> [Work required]: Pictures are not part of the copy. Give again exactly the lines from the one with "Give me the matplotlib source for this chart." to the one with "utr_base, mir_base = 287, 340", inclusive.
+++ Records to process +++
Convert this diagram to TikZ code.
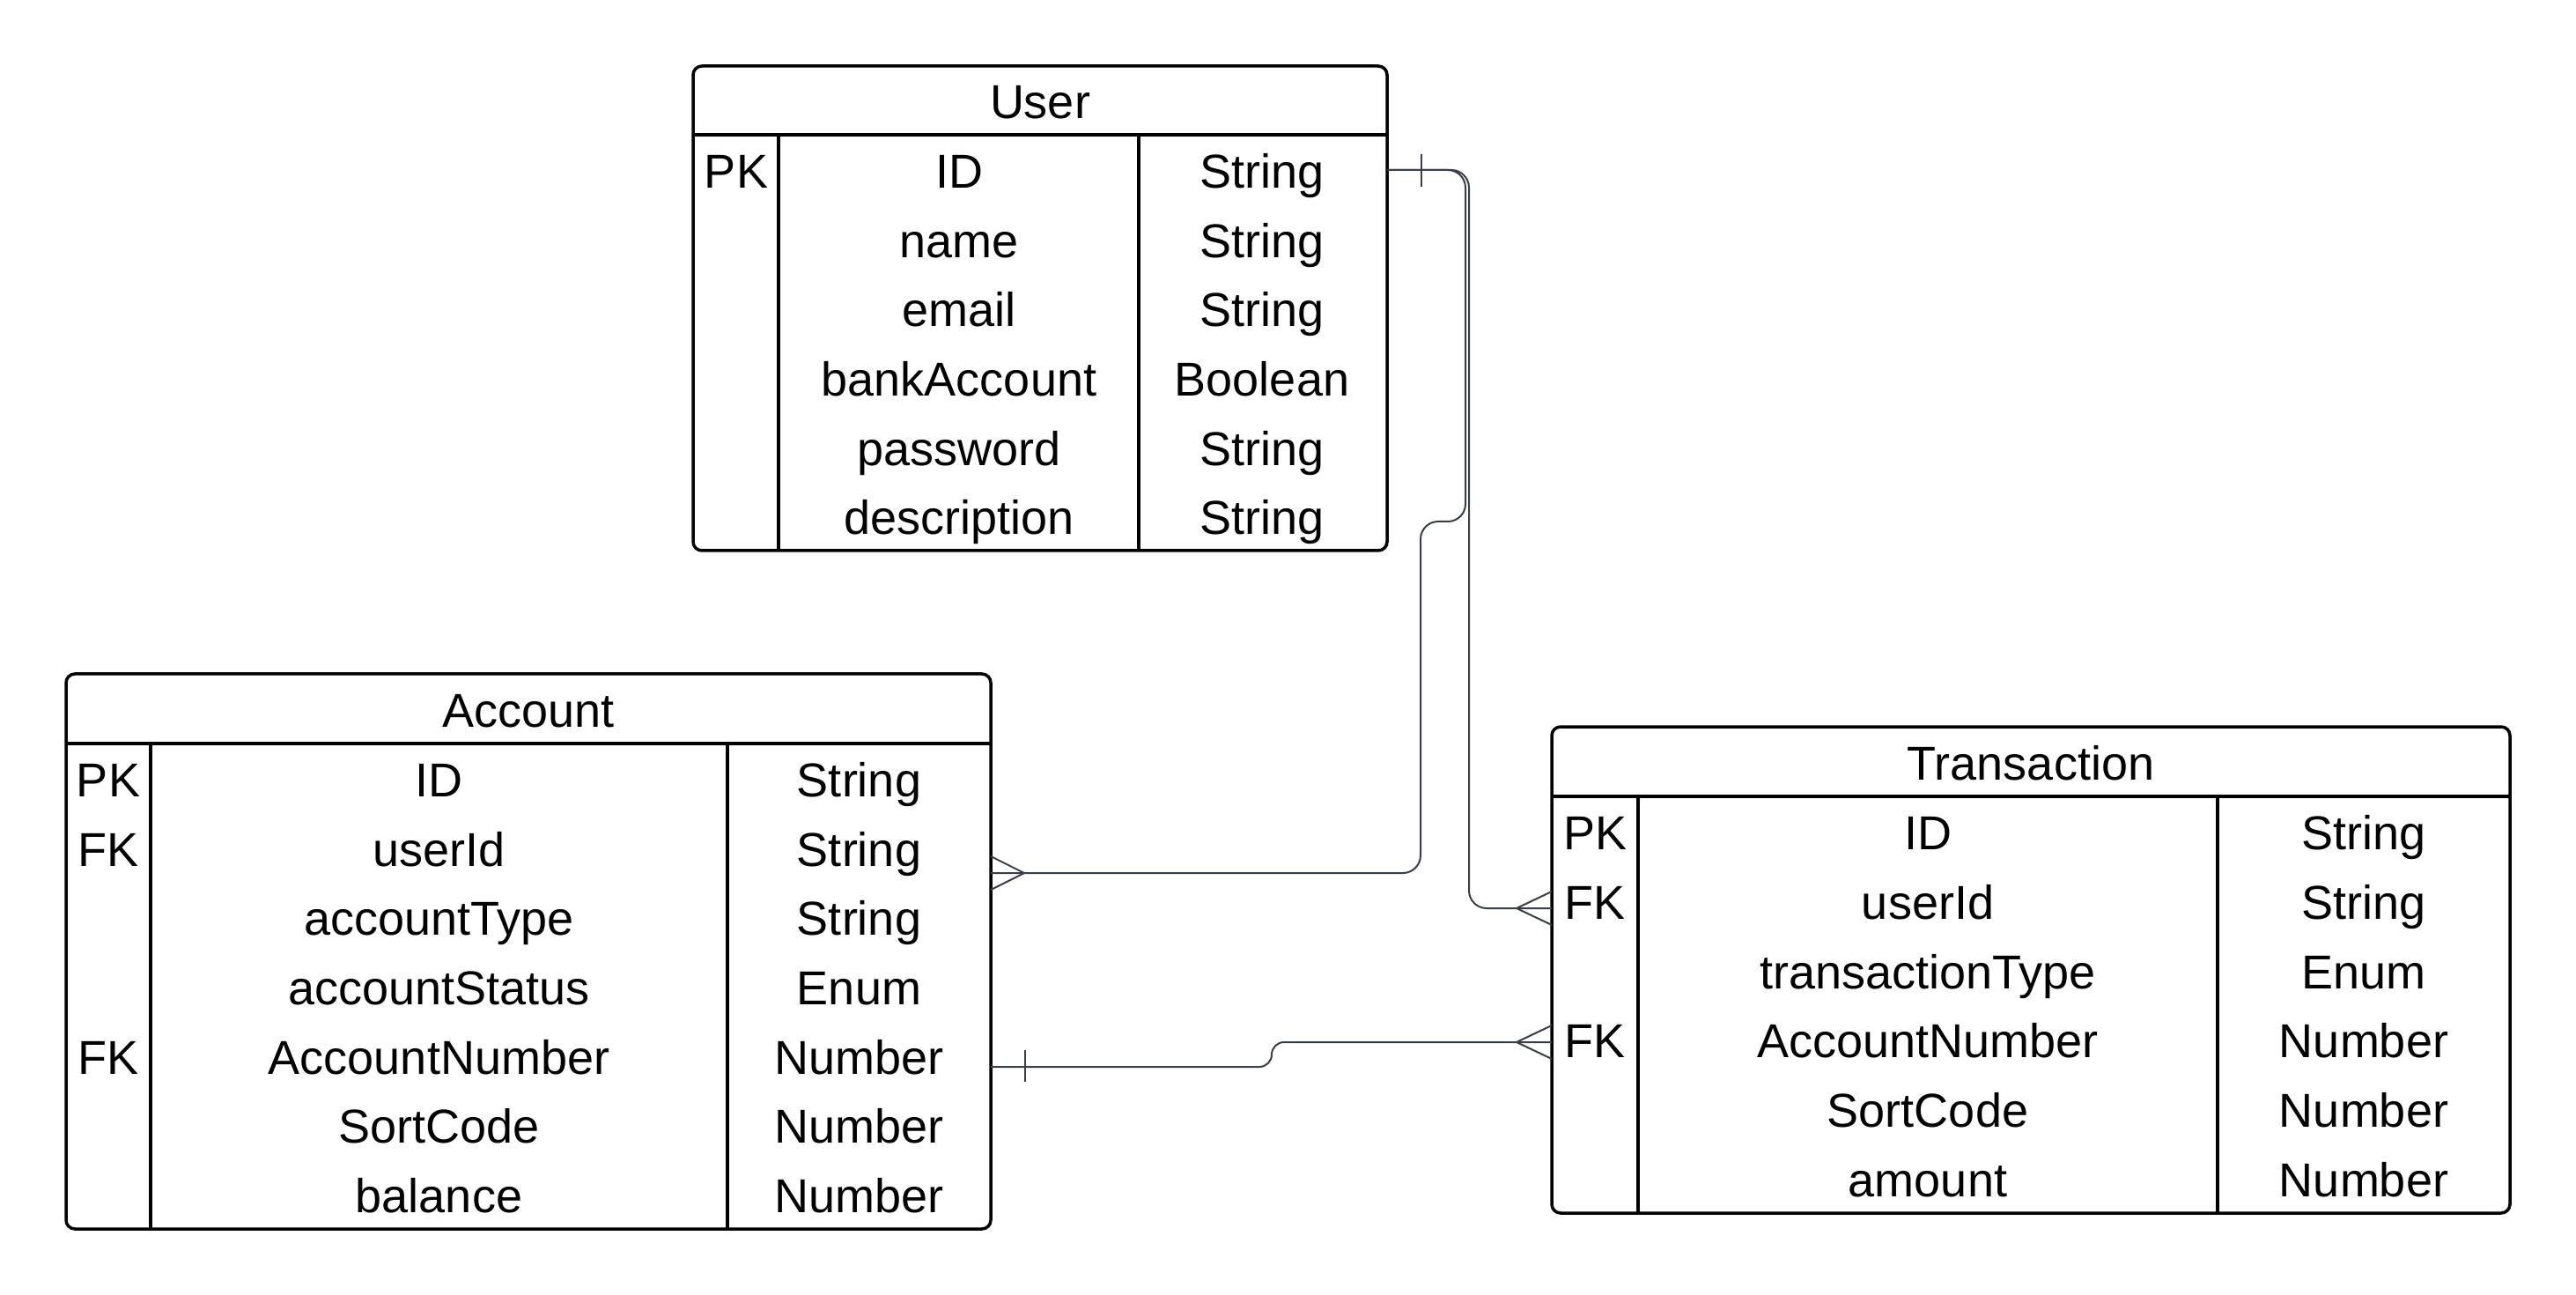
+++
+++ Records to process +++
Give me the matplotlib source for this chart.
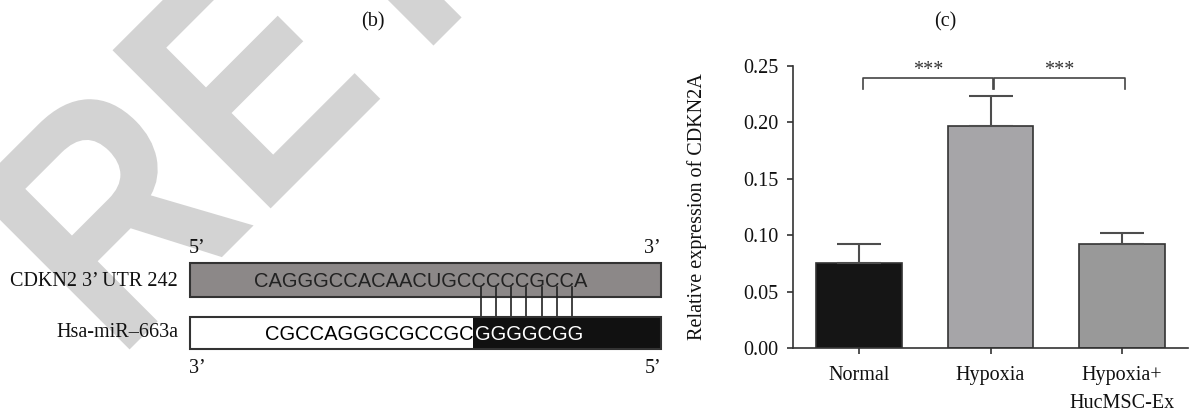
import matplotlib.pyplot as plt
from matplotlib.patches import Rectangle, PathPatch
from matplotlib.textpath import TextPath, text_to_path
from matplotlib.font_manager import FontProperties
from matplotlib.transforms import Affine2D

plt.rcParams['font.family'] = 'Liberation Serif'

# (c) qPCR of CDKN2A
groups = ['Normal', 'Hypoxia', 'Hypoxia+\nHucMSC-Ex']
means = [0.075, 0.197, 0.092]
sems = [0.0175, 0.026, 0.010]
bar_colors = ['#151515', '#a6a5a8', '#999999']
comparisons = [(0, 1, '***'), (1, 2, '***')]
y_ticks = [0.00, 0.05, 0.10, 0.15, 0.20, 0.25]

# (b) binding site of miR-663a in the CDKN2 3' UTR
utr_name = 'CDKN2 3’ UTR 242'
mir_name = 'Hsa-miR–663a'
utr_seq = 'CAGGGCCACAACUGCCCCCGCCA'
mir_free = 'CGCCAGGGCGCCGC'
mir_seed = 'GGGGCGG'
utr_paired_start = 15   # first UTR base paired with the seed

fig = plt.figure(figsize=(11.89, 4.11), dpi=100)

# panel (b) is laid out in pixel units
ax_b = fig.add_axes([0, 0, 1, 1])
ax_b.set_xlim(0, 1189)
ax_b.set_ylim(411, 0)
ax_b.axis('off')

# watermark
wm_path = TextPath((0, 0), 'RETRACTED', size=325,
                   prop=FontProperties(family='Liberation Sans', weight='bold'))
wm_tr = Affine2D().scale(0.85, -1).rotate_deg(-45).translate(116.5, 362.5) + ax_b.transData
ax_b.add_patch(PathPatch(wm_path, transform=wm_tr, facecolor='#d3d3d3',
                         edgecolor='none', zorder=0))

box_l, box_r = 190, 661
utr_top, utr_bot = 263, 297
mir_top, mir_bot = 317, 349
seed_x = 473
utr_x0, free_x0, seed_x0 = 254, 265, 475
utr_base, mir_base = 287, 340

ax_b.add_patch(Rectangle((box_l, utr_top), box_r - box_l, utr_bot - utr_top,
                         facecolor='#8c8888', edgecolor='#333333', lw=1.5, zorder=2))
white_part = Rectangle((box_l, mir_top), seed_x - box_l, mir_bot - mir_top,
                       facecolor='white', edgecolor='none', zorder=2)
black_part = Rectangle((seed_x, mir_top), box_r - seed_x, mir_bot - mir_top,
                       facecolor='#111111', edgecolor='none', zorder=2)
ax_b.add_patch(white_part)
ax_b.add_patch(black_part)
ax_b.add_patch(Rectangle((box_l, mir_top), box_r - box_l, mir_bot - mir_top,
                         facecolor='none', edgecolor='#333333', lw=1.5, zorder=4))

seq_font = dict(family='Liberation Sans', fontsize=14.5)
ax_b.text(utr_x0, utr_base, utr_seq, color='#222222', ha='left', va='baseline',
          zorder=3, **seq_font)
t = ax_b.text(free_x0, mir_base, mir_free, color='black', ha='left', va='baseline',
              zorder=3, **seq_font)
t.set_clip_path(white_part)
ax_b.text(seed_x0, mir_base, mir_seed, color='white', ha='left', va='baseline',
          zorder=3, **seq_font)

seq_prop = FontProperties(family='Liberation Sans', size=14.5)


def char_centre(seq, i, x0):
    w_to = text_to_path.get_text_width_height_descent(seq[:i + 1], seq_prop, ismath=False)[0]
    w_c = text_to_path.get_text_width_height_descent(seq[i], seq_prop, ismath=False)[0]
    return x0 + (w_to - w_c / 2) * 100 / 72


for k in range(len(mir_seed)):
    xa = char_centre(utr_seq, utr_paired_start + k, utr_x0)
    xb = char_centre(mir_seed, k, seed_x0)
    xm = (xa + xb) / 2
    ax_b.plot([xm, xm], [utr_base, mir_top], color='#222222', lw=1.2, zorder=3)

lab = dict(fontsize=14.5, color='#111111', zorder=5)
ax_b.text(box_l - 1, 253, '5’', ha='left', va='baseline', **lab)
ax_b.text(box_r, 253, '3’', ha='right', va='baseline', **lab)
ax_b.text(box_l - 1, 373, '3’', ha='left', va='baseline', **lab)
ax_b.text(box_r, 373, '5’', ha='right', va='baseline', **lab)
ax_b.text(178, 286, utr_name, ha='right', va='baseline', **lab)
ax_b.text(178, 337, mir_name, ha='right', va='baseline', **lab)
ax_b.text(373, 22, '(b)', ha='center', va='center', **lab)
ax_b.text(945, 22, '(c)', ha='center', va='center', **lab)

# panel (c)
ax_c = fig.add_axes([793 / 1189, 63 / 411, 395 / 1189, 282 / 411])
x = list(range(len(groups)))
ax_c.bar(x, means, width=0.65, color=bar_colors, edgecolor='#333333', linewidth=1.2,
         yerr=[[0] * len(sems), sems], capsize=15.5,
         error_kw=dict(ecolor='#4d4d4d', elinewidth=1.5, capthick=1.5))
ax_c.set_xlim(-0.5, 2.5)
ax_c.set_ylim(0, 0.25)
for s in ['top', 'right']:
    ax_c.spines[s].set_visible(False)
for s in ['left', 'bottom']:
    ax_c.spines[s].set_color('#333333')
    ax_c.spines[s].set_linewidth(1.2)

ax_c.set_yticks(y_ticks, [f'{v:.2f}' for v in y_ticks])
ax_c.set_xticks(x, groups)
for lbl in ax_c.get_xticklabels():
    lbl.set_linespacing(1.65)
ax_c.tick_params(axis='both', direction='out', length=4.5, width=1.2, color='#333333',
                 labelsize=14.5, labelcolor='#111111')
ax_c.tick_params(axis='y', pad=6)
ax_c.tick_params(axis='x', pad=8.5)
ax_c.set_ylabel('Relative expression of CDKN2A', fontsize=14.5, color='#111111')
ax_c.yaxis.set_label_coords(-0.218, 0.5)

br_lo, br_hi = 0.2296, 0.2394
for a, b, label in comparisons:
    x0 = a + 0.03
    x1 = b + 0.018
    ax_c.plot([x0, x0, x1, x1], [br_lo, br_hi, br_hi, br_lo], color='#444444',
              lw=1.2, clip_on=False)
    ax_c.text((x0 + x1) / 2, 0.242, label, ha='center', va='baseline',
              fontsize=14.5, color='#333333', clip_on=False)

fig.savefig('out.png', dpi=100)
+++
+++ Records to process +++
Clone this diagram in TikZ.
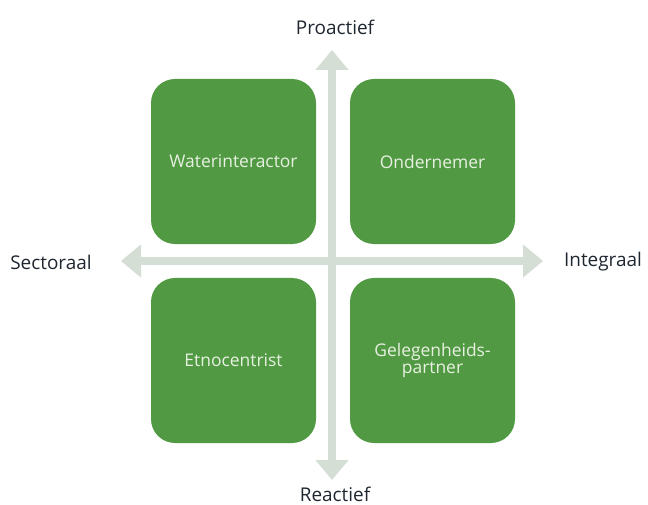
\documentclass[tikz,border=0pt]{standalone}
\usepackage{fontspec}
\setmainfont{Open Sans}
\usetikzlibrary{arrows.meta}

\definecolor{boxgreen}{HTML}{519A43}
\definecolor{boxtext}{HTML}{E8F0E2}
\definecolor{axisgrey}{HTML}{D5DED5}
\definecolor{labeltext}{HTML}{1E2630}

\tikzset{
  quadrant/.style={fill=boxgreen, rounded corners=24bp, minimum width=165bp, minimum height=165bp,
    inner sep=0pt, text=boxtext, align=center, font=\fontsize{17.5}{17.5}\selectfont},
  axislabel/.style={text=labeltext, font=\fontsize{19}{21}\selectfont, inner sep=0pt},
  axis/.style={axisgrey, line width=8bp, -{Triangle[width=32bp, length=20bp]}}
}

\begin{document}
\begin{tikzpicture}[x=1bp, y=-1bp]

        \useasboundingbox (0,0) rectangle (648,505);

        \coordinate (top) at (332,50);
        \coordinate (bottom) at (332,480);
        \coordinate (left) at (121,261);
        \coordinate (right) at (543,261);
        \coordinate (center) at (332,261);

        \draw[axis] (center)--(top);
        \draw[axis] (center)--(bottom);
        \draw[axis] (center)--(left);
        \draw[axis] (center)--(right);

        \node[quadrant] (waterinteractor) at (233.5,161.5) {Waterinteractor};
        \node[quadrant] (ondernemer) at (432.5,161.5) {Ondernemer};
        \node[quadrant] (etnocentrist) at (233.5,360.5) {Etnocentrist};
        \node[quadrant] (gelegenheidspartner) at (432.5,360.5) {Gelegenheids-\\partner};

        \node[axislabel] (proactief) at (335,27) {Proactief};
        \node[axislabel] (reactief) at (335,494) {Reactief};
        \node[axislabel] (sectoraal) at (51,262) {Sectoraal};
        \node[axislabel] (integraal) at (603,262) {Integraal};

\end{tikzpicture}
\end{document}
+++
> [Output of the exercise]:
Give me the matplotlib source for this chart.
import matplotlib.pyplot as plt
from matplotlib.patches import Rectangle, PathPatch
from matplotlib.textpath import TextPath, text_to_path
from matplotlib.font_manager import FontProperties
from matplotlib.transforms import Affine2D

plt.rcParams['font.family'] = 'Liberation Serif'

# (c) qPCR of CDKN2A
groups = ['Normal', 'Hypoxia', 'Hypoxia+\nHucMSC-Ex']
means = [0.075, 0.197, 0.092]
sems = [0.0175, 0.026, 0.010]
bar_colors = ['#151515', '#a6a5a8', '#999999']
comparisons = [(0, 1, '***'), (1, 2, '***')]
y_ticks = [0.00, 0.05, 0.10, 0.15, 0.20, 0.25]

# (b) binding site of miR-663a in the CDKN2 3' UTR
utr_name = 'CDKN2 3’ UTR 242'
mir_name = 'Hsa-miR–663a'
utr_seq = 'CAGGGCCACAACUGCCCCCGCCA'
mir_free = 'CGCCAGGGCGCCGC'
mir_seed = 'GGGGCGG'
utr_paired_start = 15   # first UTR base paired with the seed

fig = plt.figure(figsize=(11.89, 4.11), dpi=100)

# panel (b) is laid out in pixel units
ax_b = fig.add_axes([0, 0, 1, 1])
ax_b.set_xlim(0, 1189)
ax_b.set_ylim(411, 0)
ax_b.axis('off')

# watermark
wm_path = TextPath((0, 0), 'RETRACTED', size=325,
                   prop=FontProperties(family='Liberation Sans', weight='bold'))
wm_tr = Affine2D().scale(0.85, -1).rotate_deg(-45).translate(116.5, 362.5) + ax_b.transData
ax_b.add_patch(PathPatch(wm_path, transform=wm_tr, facecolor='#d3d3d3',
                         edgecolor='none', zorder=0))

box_l, box_r = 190, 661
utr_top, utr_bot = 263, 297
mir_top, mir_bot = 317, 349
seed_x = 473
utr_x0, free_x0, seed_x0 = 254, 265, 475
utr_base, mir_base = 287, 340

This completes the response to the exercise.